- Stated task -
List all lines of the data containing the word "this".

━━ Records shown ━━

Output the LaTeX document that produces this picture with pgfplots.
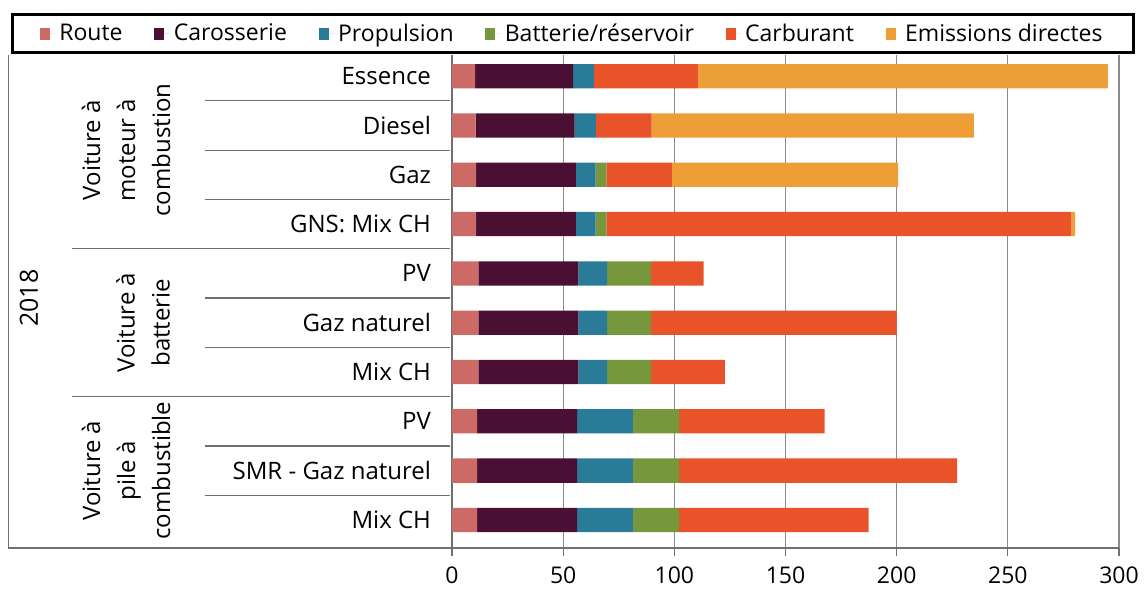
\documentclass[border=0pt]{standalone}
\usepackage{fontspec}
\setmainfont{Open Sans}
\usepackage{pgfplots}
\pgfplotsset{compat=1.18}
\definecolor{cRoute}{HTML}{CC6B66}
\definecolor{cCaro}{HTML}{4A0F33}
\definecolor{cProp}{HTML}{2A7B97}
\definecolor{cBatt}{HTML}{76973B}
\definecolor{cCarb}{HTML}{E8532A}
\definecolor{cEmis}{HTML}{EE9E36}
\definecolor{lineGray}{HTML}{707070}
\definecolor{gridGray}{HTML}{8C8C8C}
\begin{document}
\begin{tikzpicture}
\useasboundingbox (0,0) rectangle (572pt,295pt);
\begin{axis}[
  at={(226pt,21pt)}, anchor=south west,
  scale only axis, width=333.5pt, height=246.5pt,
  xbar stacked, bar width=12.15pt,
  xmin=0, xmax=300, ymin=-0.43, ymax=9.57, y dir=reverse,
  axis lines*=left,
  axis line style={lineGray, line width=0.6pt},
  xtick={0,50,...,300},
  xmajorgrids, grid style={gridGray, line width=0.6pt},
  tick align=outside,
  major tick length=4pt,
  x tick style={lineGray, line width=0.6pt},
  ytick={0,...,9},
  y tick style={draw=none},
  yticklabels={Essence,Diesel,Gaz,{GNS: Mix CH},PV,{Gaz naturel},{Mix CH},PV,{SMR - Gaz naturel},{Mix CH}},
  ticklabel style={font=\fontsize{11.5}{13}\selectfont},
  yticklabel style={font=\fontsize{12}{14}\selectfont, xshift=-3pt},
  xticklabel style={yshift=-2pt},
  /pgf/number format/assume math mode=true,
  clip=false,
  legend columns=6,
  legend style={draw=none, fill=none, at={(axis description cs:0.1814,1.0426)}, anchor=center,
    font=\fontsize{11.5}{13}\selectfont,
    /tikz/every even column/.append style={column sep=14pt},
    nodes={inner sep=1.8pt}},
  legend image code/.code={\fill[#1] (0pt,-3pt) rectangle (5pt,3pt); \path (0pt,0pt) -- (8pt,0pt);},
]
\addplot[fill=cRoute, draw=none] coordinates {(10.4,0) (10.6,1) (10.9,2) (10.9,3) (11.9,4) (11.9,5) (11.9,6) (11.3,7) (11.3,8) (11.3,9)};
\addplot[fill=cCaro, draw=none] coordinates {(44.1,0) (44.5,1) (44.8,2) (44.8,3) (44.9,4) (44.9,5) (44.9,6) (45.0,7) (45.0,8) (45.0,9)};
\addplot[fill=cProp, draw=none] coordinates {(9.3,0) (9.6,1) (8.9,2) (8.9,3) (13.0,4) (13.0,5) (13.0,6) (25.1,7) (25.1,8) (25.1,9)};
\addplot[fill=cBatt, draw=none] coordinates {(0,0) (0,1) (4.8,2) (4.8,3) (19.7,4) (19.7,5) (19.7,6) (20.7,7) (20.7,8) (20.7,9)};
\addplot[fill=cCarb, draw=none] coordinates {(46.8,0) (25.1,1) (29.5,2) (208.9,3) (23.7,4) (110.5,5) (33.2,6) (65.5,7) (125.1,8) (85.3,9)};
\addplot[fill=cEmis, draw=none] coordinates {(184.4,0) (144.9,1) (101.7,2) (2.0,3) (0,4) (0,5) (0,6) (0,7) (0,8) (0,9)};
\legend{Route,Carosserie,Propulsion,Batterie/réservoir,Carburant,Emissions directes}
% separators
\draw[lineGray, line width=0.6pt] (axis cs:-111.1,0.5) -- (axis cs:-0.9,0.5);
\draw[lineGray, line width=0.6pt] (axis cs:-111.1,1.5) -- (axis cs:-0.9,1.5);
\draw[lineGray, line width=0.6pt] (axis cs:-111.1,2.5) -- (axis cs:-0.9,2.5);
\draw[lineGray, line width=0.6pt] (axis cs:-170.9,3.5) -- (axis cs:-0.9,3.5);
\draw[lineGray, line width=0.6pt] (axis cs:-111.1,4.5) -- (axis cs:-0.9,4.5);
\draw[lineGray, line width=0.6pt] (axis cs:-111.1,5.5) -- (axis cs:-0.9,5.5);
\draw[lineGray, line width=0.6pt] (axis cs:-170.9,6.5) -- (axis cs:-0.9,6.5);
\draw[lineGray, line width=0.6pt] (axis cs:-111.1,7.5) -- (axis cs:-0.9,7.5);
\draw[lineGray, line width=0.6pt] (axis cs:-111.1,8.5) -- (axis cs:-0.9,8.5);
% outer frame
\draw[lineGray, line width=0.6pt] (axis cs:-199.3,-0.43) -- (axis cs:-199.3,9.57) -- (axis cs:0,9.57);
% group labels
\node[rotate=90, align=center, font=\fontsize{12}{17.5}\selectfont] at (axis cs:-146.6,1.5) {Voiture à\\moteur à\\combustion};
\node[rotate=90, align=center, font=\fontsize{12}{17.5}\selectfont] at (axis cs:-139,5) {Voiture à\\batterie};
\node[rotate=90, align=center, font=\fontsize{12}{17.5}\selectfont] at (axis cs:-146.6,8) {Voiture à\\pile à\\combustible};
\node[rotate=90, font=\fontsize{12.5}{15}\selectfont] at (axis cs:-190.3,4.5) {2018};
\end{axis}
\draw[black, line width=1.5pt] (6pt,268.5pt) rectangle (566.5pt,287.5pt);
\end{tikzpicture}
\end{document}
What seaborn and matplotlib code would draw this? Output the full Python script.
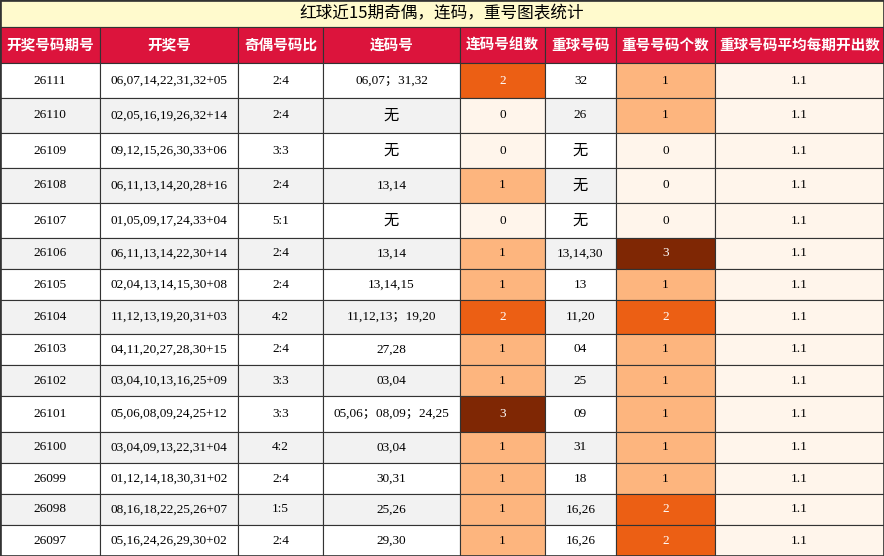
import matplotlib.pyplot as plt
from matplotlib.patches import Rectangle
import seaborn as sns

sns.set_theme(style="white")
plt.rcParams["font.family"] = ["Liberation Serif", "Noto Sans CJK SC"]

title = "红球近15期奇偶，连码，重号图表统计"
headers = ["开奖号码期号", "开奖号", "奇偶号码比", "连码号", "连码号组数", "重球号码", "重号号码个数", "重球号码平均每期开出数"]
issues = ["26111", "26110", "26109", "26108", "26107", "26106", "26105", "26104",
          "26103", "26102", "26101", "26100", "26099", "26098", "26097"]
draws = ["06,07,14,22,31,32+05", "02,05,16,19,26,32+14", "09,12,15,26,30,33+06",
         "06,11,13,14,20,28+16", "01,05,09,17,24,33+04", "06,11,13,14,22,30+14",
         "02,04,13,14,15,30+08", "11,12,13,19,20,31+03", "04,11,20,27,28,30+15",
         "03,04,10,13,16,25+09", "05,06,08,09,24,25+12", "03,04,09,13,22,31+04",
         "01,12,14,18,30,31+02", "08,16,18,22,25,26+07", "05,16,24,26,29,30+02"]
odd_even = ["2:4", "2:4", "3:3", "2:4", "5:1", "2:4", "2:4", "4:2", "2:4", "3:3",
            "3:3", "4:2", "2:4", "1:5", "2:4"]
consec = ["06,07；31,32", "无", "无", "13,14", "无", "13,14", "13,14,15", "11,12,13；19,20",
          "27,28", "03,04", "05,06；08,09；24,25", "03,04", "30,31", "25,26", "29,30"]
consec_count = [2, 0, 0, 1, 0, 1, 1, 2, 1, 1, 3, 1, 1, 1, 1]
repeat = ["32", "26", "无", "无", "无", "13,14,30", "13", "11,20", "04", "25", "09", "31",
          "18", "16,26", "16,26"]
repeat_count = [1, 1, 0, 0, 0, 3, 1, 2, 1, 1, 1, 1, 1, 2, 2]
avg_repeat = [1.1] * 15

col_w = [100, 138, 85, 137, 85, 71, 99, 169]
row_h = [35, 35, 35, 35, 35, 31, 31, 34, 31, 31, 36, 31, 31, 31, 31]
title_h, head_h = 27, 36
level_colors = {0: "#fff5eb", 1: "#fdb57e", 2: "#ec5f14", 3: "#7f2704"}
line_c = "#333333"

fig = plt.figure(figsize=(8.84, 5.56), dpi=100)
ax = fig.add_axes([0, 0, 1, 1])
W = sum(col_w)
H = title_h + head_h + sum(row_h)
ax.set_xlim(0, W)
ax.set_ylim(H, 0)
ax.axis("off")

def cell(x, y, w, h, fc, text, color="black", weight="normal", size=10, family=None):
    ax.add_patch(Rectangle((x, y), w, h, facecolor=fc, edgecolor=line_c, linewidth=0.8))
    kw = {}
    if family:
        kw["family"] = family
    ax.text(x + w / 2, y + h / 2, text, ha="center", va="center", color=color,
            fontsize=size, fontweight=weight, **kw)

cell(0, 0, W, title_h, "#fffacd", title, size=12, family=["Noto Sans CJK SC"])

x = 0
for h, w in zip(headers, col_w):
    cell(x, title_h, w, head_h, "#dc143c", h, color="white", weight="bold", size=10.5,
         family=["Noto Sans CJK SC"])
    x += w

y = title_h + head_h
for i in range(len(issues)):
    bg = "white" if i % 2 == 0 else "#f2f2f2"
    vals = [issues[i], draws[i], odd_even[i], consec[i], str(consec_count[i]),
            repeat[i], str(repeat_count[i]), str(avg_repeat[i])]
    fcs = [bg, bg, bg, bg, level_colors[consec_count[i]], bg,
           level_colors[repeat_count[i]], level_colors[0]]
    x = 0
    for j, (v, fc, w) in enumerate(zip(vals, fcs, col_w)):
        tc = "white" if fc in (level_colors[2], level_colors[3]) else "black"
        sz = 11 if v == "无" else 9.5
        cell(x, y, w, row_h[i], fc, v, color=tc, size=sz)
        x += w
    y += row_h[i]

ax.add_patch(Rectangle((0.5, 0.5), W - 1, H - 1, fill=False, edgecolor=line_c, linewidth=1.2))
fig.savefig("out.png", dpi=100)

━━━

- In response -
Output the LaTeX document that produces this picture with pgfplots.
What seaborn and matplotlib code would draw this? Output the full Python script.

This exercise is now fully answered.